Open with the line that has "Rebuild this chart"; close with the line that has "linespacing=1.45)". Retype those lines exactly, images excluded.

- _Given records_
-------------------------
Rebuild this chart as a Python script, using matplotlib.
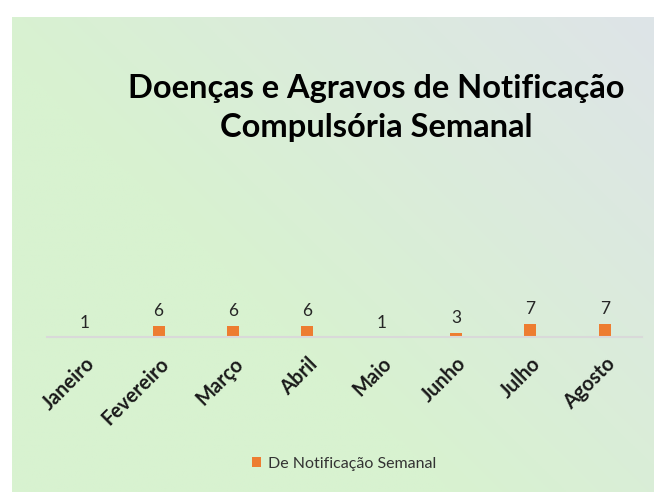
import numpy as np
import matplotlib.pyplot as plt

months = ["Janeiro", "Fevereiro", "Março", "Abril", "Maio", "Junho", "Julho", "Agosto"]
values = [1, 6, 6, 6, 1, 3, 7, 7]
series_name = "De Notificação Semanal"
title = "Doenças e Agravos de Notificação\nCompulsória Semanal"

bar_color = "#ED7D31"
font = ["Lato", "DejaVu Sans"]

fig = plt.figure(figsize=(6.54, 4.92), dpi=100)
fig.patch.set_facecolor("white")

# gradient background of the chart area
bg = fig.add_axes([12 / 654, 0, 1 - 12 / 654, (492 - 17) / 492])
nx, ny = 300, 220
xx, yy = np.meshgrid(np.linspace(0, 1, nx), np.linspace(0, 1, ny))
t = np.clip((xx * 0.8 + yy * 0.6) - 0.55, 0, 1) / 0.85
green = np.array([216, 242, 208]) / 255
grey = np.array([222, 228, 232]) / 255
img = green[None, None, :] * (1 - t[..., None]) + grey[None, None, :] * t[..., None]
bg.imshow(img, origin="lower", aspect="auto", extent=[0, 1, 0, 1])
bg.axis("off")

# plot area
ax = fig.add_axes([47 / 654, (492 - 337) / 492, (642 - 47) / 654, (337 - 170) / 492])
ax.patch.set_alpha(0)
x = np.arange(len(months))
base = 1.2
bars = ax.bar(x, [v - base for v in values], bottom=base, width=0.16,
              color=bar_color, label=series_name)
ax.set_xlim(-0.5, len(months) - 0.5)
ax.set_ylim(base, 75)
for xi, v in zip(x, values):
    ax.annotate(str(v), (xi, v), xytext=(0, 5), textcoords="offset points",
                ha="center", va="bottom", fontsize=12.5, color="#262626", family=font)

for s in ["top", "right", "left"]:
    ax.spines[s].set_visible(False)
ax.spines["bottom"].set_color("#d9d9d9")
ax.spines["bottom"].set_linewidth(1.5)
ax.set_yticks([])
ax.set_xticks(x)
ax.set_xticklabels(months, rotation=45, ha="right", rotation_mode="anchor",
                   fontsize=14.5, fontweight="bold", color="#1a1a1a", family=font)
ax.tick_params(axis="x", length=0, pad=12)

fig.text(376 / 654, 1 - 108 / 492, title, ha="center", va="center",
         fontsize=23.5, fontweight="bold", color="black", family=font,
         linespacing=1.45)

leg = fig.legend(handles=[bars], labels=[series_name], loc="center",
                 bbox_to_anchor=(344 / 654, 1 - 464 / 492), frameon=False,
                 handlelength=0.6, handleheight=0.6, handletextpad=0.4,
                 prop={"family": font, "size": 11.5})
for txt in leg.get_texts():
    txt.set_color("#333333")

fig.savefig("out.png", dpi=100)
-------------------------
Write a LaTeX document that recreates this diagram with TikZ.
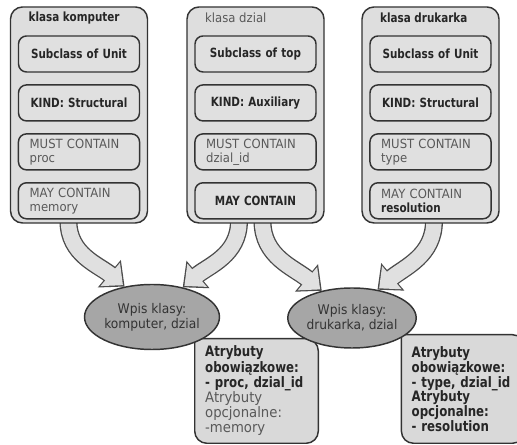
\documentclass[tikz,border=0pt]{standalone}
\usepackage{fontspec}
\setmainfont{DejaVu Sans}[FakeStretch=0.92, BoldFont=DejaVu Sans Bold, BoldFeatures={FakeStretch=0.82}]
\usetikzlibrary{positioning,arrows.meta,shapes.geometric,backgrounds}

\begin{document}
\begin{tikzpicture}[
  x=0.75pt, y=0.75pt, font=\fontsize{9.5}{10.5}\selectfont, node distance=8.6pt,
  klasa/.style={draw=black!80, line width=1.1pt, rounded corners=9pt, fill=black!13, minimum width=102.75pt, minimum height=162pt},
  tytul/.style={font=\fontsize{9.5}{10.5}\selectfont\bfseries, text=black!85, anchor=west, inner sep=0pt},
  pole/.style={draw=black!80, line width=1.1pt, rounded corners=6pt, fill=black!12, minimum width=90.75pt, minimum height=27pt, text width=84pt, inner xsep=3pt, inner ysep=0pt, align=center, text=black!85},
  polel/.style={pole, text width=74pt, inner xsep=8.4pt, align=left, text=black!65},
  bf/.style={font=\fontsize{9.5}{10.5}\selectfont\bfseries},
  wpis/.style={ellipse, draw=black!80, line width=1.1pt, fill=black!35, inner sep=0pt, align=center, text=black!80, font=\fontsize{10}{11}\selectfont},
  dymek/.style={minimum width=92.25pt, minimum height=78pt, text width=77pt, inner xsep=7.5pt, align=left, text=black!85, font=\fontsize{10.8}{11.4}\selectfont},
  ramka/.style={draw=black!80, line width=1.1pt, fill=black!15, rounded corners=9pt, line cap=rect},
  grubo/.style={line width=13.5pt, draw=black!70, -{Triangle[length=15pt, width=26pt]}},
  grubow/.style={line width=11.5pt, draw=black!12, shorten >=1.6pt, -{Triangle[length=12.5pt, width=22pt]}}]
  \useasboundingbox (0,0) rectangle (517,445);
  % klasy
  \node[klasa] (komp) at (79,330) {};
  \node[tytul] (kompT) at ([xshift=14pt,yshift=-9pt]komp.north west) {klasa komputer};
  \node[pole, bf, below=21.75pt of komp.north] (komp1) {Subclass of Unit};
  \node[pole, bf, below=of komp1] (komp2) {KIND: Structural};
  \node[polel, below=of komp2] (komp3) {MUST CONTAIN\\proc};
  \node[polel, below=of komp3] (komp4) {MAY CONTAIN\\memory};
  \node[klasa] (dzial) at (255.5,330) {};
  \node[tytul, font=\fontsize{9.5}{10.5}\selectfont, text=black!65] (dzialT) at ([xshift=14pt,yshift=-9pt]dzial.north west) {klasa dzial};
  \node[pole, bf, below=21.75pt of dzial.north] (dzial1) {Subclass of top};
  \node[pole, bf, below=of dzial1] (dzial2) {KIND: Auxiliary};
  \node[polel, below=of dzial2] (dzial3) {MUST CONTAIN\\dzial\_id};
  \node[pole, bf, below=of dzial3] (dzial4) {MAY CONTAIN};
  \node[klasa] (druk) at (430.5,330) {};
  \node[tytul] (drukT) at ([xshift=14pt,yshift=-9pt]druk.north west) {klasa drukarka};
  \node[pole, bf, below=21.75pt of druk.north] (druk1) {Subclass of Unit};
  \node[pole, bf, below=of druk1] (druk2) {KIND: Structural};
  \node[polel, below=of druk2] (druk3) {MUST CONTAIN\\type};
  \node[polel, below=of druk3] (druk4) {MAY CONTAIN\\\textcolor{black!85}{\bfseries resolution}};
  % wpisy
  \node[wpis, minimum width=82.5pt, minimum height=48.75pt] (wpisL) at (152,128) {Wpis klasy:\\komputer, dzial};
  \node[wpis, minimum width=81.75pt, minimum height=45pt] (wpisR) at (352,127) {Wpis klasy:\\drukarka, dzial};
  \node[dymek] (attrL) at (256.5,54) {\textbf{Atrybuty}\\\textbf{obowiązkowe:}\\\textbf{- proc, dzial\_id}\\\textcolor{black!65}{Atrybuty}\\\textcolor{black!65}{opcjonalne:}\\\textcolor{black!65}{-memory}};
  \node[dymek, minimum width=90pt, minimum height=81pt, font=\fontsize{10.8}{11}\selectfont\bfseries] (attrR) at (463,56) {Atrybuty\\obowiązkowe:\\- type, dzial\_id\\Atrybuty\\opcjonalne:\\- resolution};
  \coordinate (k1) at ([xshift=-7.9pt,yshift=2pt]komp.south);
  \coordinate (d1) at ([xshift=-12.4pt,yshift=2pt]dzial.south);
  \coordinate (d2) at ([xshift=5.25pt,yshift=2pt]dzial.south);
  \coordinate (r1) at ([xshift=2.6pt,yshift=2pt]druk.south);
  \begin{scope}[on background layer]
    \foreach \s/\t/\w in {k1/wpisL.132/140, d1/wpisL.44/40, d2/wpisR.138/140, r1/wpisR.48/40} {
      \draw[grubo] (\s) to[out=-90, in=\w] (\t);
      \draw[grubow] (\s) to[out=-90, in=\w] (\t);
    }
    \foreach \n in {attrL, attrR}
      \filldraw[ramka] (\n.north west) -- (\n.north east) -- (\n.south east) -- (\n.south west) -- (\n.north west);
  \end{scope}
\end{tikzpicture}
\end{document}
-------------------------
- _Answer below_
Rebuild this chart as a Python script, using matplotlib.
import numpy as np
import matplotlib.pyplot as plt

months = ["Janeiro", "Fevereiro", "Março", "Abril", "Maio", "Junho", "Julho", "Agosto"]
values = [1, 6, 6, 6, 1, 3, 7, 7]
series_name = "De Notificação Semanal"
title = "Doenças e Agravos de Notificação\nCompulsória Semanal"

bar_color = "#ED7D31"
font = ["Lato", "DejaVu Sans"]

fig = plt.figure(figsize=(6.54, 4.92), dpi=100)
fig.patch.set_facecolor("white")

# gradient background of the chart area
bg = fig.add_axes([12 / 654, 0, 1 - 12 / 654, (492 - 17) / 492])
nx, ny = 300, 220
xx, yy = np.meshgrid(np.linspace(0, 1, nx), np.linspace(0, 1, ny))
t = np.clip((xx * 0.8 + yy * 0.6) - 0.55, 0, 1) / 0.85
green = np.array([216, 242, 208]) / 255
grey = np.array([222, 228, 232]) / 255
img = green[None, None, :] * (1 - t[..., None]) + grey[None, None, :] * t[..., None]
bg.imshow(img, origin="lower", aspect="auto", extent=[0, 1, 0, 1])
bg.axis("off")

# plot area
ax = fig.add_axes([47 / 654, (492 - 337) / 492, (642 - 47) / 654, (337 - 170) / 492])
ax.patch.set_alpha(0)
x = np.arange(len(months))
base = 1.2
bars = ax.bar(x, [v - base for v in values], bottom=base, width=0.16,
              color=bar_color, label=series_name)
ax.set_xlim(-0.5, len(months) - 0.5)
ax.set_ylim(base, 75)
for xi, v in zip(x, values):
    ax.annotate(str(v), (xi, v), xytext=(0, 5), textcoords="offset points",
                ha="center", va="bottom", fontsize=12.5, color="#262626", family=font)

for s in ["top", "right", "left"]:
    ax.spines[s].set_visible(False)
ax.spines["bottom"].set_color("#d9d9d9")
ax.spines["bottom"].set_linewidth(1.5)
ax.set_yticks([])
ax.set_xticks(x)
ax.set_xticklabels(months, rotation=45, ha="right", rotation_mode="anchor",
                   fontsize=14.5, fontweight="bold", color="#1a1a1a", family=font)
ax.tick_params(axis="x", length=0, pad=12)

fig.text(376 / 654, 1 - 108 / 492, title, ha="center", va="center",
         fontsize=23.5, fontweight="bold", color="black", family=font,
         linespacing=1.45)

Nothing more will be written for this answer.